Berita tentang bencana cukup sulit diakses karena Korea Utara kian menutup diri dari negara tetangga dan dunia setelah uji nuklir kelimanya, Jumat lalu. 

Kantor PBB untuk Koordinasi Masalah Kemanusiaan (OCHA) dalam laporannya mengatakan, 35.500 rumah rusak, bahkan dua pertiga dari jumlah rumah itu hancur seluruhnya. Alhasil, 107 ribu warga mesti mengungsi akibat bencana banjir. 

OCHA mengatakan, jumlah korban tewas dan hilang didapat dari data pemerintah Korea Utara. 

Media pemerintah Korut melaporkan hujan lebat pada akhir Agustus hingga awal September menyebabkan kerusakan parah dekat Sungai Tumen.

Akan tetapi, pihak itu tak memberi informasi jumlah korban tewas akibat banjir dalam laporan terbarunya. 

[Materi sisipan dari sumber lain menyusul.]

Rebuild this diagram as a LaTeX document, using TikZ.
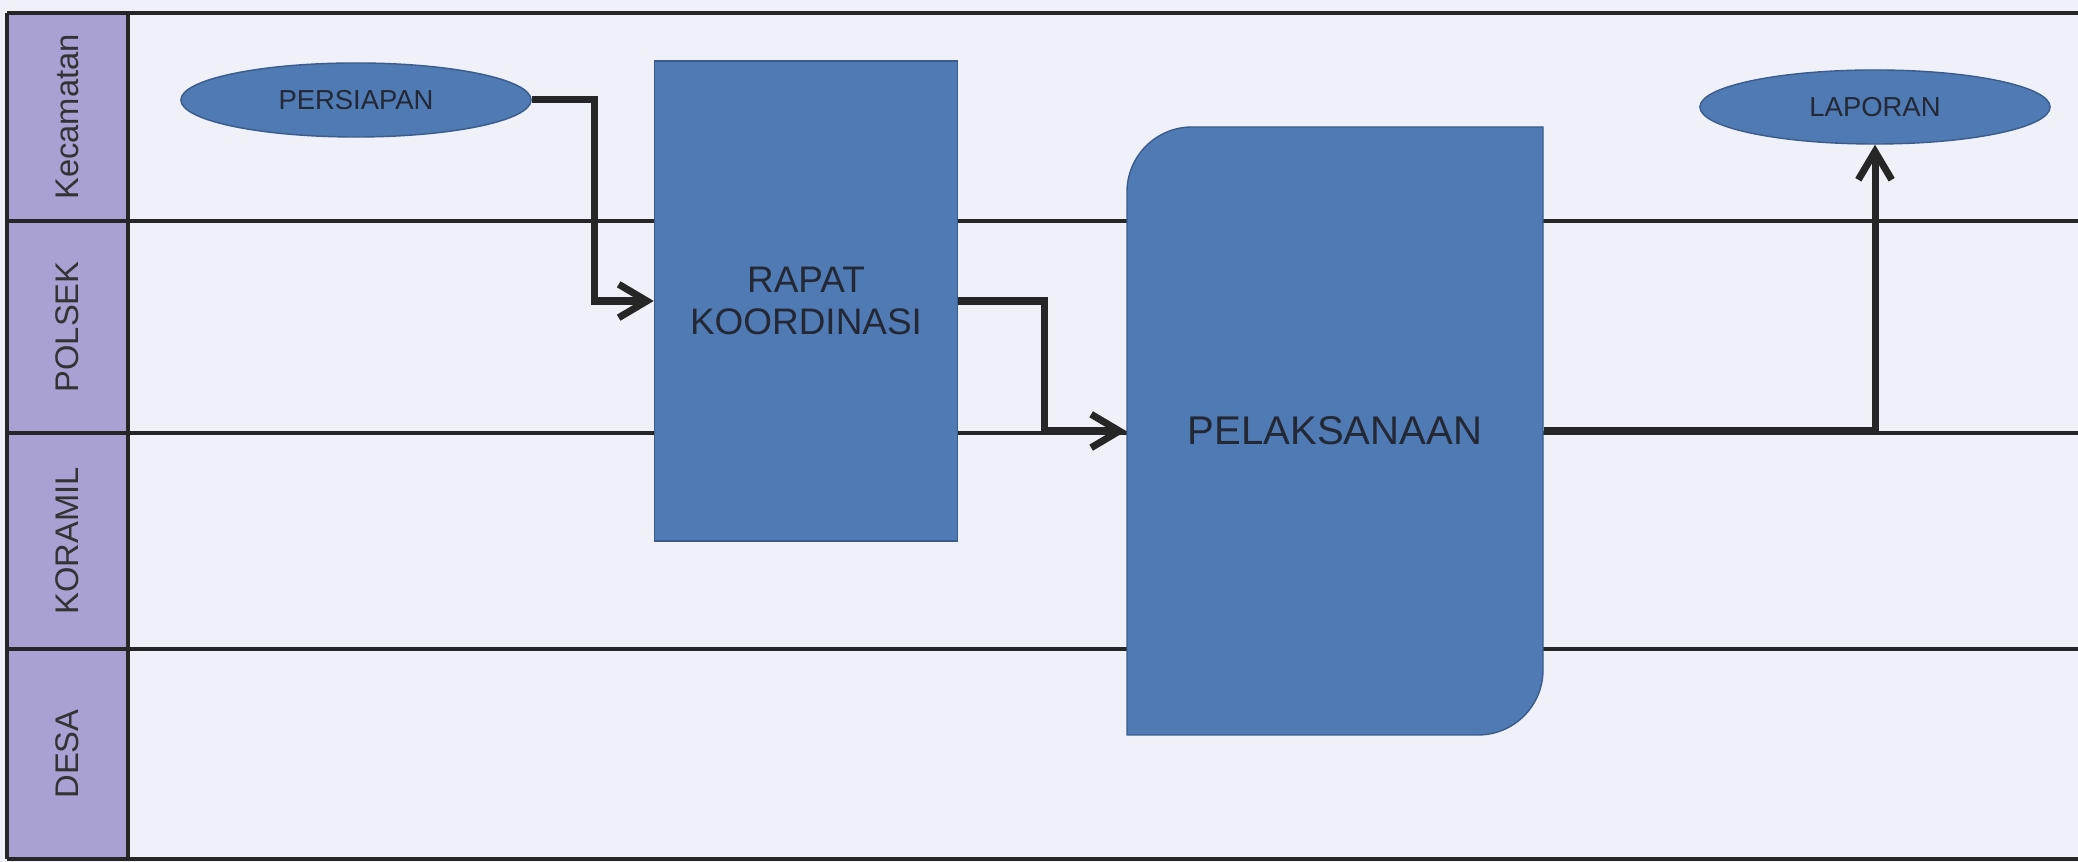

Badan itu mengatakan, penilaian terhadap kerusakan didasari pada kunjungan lapangan ke wilayah terkait pekan lalu oleh perwakilan PBB, Federasi Palang Merah Internasional dan Masyarakat Bulan Sabit Merah (IFRC), Palang Merah cabang Korut, dan lembaga swadaya masyarakat. 

Kantor berita Korut, KCNA mengatakan pada Minggu, "fenomena cuaca" terburuk sejak lebih dari 70 tahun terakhir telah menimpa wilayah utara hingga menyebabkan "kerugian besar". Meski demikian, proses pemulihan masih terus dilakukan. 

Tingginya pembalakan hutan untuk bahan bakar dan pertanian membuat negara itu rentan tertimpa bencana alam, khususnya banjir, demikian Reuters.